Makkarisecurity delivers court-admissible DFIR services built on a proprietary forensic engine developed over five years, covering memory acquisition, disk imaging, network forensics, and mobile extraction across UK, Gibraltar, and European incidents. Every engagement includes live memory capture, cross-verified results, and full chain-of-custody documentation suitable for legal proceedings and regulatory submissions. Makkarisecurity's breach counsel support connects forensic findings directly to legal and panel requirements, removing the gap between technical evidence and courtroom presentation. If you are managing a live incident or preparing your organisation's forensic readiness, speak with the Makkarisecurity team directly.
FAQ
What are the main types of digital forensic investigation methods?
The primary types are memory acquisition, disk imaging, network forensics, and mobile device extraction. Each targets a distinct evidence surface and requires different tools and timing to preserve admissible evidence.
Why is volatile memory captured before disk imaging?
RAM contains encryption keys, active sessions, and injected code that are destroyed on shutdown. NIST SP 800-86 and the order of volatility principle both mandate volatile memory capture as the first acquisition action in live investigations.
What makes a forensic disk image court-admissible?

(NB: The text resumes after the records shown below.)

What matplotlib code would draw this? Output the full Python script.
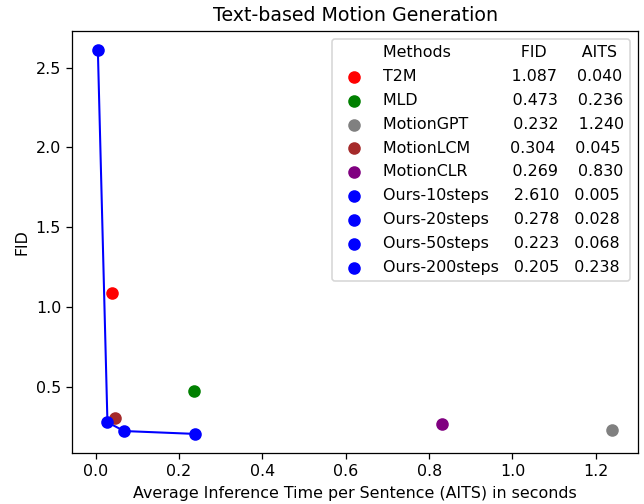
import matplotlib
matplotlib.use("Agg")
import matplotlib.pyplot as plt
from matplotlib.font_manager import FontProperties

methods = ["T2M", "MLD", "MotionGPT", "MotionLCM", "MotionCLR",
           "Ours-10steps", "Ours-20steps", "Ours-50steps", "Ours-200steps"]
fid = [1.087, 0.473, 0.232, 0.304, 0.269, 2.610, 0.278, 0.223, 0.205]
aits = [0.040, 0.236, 1.240, 0.045, 0.830, 0.005, 0.028, 0.068, 0.238]
colores = ["red", "green", "gray", "brown", "purple", "blue", "blue", "blue", "blue"]

dpi = 114
fig = plt.figure(figsize=(644 / dpi, 504 / dpi), dpi=dpi)
ax = fig.add_axes([0.112, 0.101, 0.879, 0.8377])

renderer = fig.canvas.get_renderer()
prop = FontProperties(size=10)

def ancho(s):
    w, h, d = renderer.get_text_width_height_descent(s, prop, ismath=False)
    return w

def rellenar(s, objetivo):
    # pad with spaces until the text reaches the target pixel offset
    while ancho(s + " ") <= objetivo + 2:
        s += " "
    return s

# header row of the legend (no marker)
cab = rellenar("Methods", 137) + "FID"
cab = rellenar(cab, 198) + "AITS"
ax.scatter([], [], s=0, label=cab)

for m, f, a, c in zip(methods, fid, aits, colores):
    etiqueta = rellenar(m, 129) + f"{f:.3f}"
    etiqueta = rellenar(etiqueta, 194) + f"{a:.3f}"
    ax.scatter([a], [f], color=c, s=48, label=etiqueta, zorder=3)

# line through our own models
ours_x = aits[5:]
ours_y = fid[5:]
ax.plot(ours_x, ours_y, color="blue", linewidth=1.3, zorder=2)

ax.set_title("Text-based Motion Generation")
ax.set_xlabel("Average Inference Time per Sentence (AITS) in seconds")
ax.set_ylabel("FID")
ax.legend(loc="upper right", labelspacing=0.56)

fig.savefig("out.png", dpi=dpi)
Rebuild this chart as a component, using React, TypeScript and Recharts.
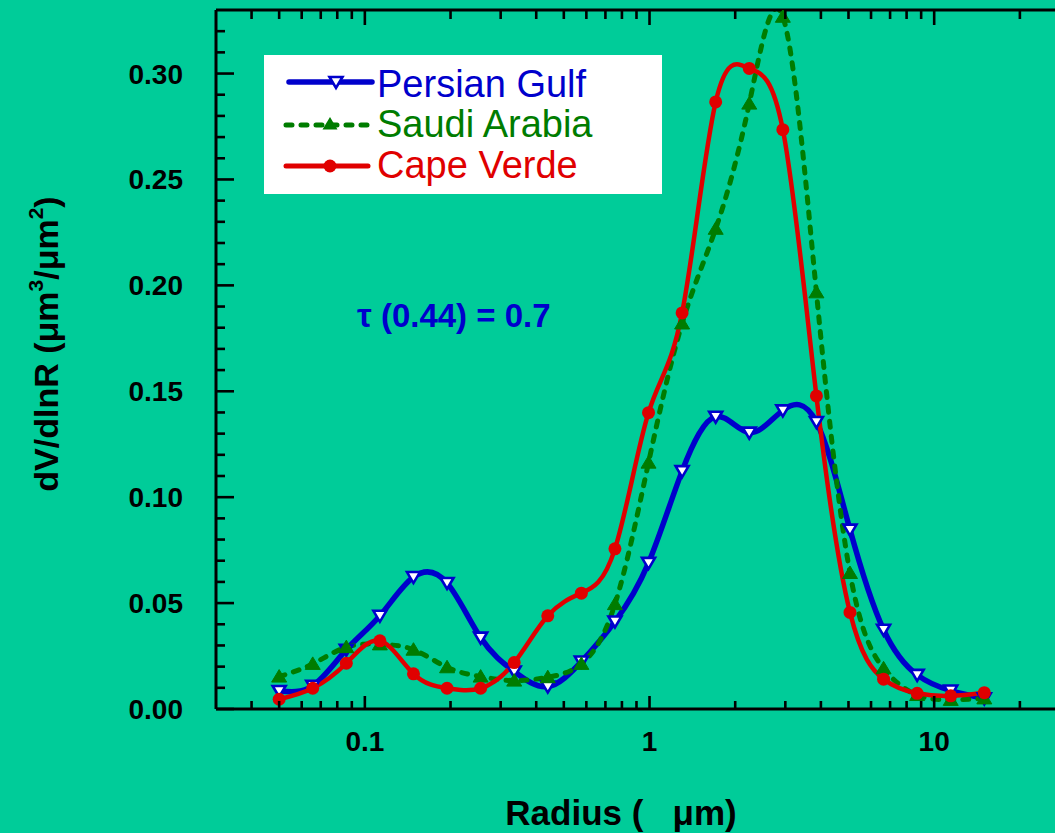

Admissibility requires the use of a write blocker during acquisition, MD5 or SHA-256 hash verification of both source and image, and documented chain-of-custody records aligned with ISO/IEC 27037 requirements.
How do Faraday bags support mobile forensic investigations?
Faraday bags block all radio signals, preventing remote wipe commands from reaching the device. Isolation must occur before any other action, including powering off, to preserve both volatile memory and stored data.
What are the biggest challenges in digital forensics today?
Encryption on both disk and mobile devices, the transient nature of network and memory evidence, and cloud environments with limited forensic access represent the three most significant technical challenges practitioners face in 2026.